Source records >>
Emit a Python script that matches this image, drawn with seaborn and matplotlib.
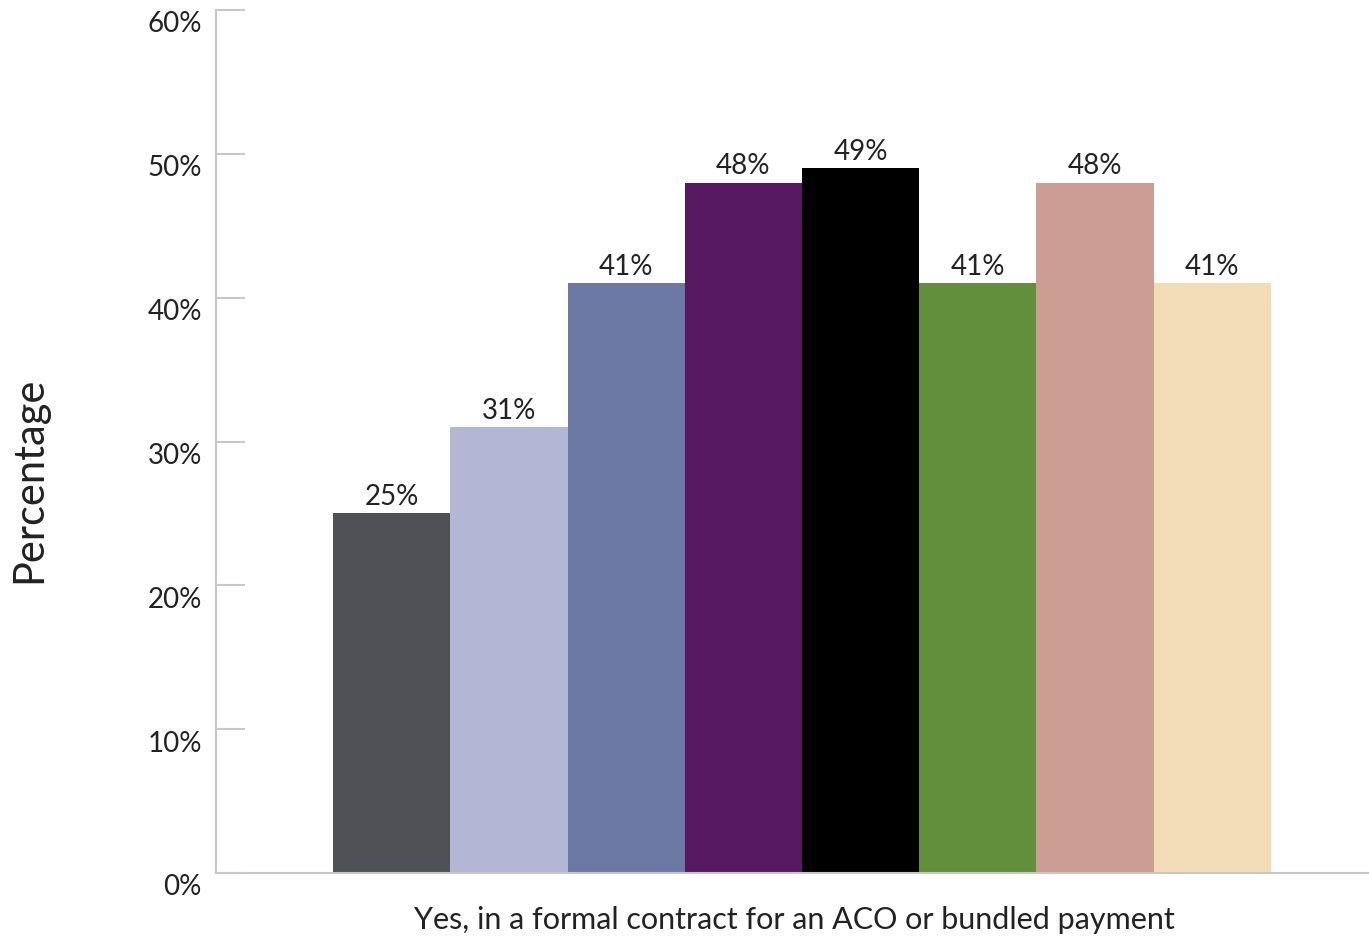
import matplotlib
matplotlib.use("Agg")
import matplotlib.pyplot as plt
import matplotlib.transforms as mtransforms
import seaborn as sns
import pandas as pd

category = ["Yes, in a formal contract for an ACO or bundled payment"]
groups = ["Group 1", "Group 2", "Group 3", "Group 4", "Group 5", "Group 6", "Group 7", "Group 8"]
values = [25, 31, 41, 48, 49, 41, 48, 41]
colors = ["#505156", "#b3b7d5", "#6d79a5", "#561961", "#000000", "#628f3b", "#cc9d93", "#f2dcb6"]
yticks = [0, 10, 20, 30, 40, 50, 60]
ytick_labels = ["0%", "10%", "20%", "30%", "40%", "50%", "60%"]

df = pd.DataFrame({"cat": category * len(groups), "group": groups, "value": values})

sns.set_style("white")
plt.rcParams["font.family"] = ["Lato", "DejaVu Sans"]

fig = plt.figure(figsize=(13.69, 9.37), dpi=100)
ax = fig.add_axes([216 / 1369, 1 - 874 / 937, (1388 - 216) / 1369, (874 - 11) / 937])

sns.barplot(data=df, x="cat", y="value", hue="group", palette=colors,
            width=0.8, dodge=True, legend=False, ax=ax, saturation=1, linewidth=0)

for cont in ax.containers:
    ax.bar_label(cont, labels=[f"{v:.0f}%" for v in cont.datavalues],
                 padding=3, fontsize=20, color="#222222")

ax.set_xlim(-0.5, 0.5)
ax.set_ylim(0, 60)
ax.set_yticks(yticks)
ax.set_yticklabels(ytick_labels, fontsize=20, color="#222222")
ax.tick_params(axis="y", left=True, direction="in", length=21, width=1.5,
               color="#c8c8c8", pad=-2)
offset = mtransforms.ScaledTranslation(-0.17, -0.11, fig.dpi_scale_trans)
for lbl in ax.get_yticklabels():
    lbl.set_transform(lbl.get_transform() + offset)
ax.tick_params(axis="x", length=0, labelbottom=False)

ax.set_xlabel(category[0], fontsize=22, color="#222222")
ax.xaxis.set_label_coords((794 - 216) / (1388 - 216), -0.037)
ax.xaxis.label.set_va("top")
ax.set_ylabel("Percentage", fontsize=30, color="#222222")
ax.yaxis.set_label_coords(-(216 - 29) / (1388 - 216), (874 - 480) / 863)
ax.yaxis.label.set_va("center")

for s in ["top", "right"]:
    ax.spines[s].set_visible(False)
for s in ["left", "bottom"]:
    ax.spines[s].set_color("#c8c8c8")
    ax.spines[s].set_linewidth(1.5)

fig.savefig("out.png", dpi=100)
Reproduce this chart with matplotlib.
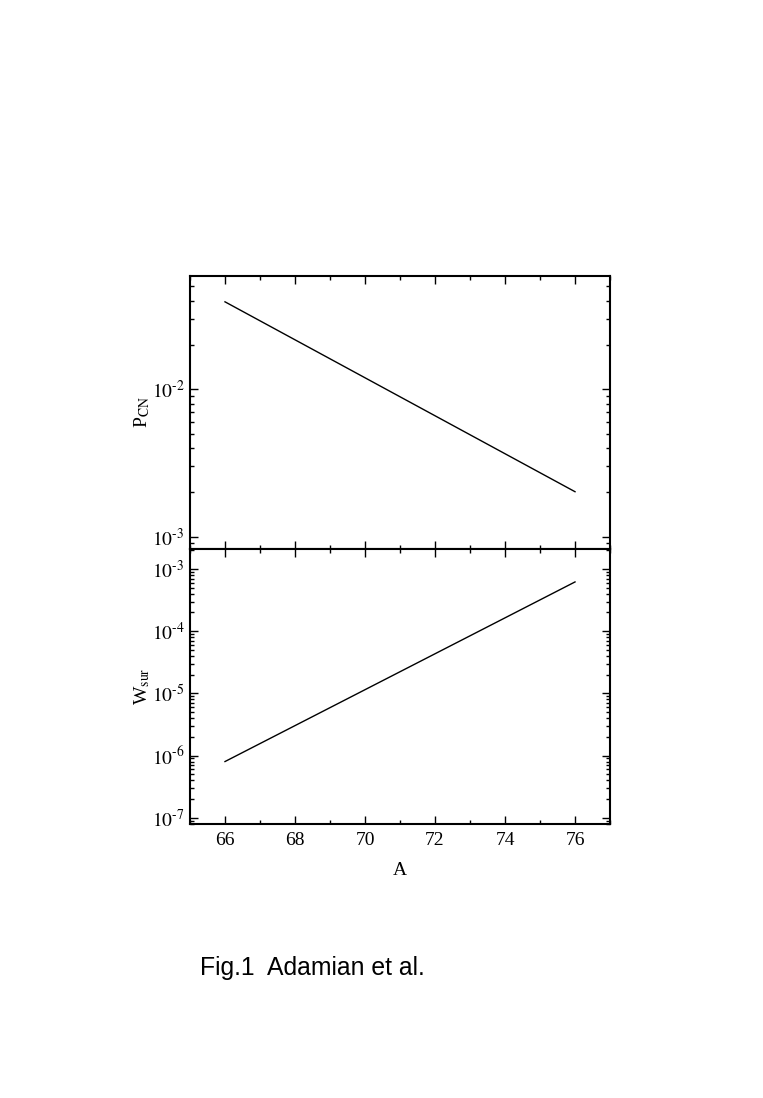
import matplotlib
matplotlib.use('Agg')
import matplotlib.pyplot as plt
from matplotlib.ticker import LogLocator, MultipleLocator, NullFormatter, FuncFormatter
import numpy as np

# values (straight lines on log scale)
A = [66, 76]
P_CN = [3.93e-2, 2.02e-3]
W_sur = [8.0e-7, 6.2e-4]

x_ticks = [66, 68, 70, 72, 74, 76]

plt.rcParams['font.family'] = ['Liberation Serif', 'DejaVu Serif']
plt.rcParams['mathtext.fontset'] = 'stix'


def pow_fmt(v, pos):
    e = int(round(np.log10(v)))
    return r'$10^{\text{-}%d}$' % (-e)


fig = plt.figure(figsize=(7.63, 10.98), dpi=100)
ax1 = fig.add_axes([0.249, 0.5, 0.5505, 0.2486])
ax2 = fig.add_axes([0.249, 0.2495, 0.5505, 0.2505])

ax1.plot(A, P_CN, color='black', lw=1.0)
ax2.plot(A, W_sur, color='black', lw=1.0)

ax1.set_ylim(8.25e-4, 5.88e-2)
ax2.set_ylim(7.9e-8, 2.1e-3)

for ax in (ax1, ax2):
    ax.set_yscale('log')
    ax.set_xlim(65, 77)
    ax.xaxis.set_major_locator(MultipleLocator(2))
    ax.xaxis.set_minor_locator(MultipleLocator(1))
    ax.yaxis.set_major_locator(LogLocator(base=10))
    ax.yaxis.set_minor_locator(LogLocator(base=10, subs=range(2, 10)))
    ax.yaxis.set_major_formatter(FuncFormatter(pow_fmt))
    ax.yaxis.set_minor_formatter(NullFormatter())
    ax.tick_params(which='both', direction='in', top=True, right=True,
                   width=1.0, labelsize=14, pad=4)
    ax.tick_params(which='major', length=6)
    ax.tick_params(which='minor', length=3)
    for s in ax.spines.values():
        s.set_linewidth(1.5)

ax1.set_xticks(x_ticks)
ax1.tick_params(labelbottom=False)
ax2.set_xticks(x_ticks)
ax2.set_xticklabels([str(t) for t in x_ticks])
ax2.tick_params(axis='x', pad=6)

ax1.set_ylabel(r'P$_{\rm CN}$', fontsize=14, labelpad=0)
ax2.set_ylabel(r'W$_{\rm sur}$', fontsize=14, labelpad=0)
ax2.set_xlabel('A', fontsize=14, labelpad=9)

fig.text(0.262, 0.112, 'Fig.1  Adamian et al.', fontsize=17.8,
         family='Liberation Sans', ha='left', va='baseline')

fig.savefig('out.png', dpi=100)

Required task >> Please reproduce the listing exactly from its opening line through the line that contains "ax = fig.add_axes([216", both included, with all pictures omitted.

The answer >>
Emit a Python script that matches this image, drawn with seaborn and matplotlib.
import matplotlib
matplotlib.use("Agg")
import matplotlib.pyplot as plt
import matplotlib.transforms as mtransforms
import seaborn as sns
import pandas as pd

category = ["Yes, in a formal contract for an ACO or bundled payment"]
groups = ["Group 1", "Group 2", "Group 3", "Group 4", "Group 5", "Group 6", "Group 7", "Group 8"]
values = [25, 31, 41, 48, 49, 41, 48, 41]
colors = ["#505156", "#b3b7d5", "#6d79a5", "#561961", "#000000", "#628f3b", "#cc9d93", "#f2dcb6"]
yticks = [0, 10, 20, 30, 40, 50, 60]
ytick_labels = ["0%", "10%", "20%", "30%", "40%", "50%", "60%"]

df = pd.DataFrame({"cat": category * len(groups), "group": groups, "value": values})

sns.set_style("white")
plt.rcParams["font.family"] = ["Lato", "DejaVu Sans"]

fig = plt.figure(figsize=(13.69, 9.37), dpi=100)
ax = fig.add_axes([216 / 1369, 1 - 874 / 937, (1388 - 216) / 1369, (874 - 11) / 937])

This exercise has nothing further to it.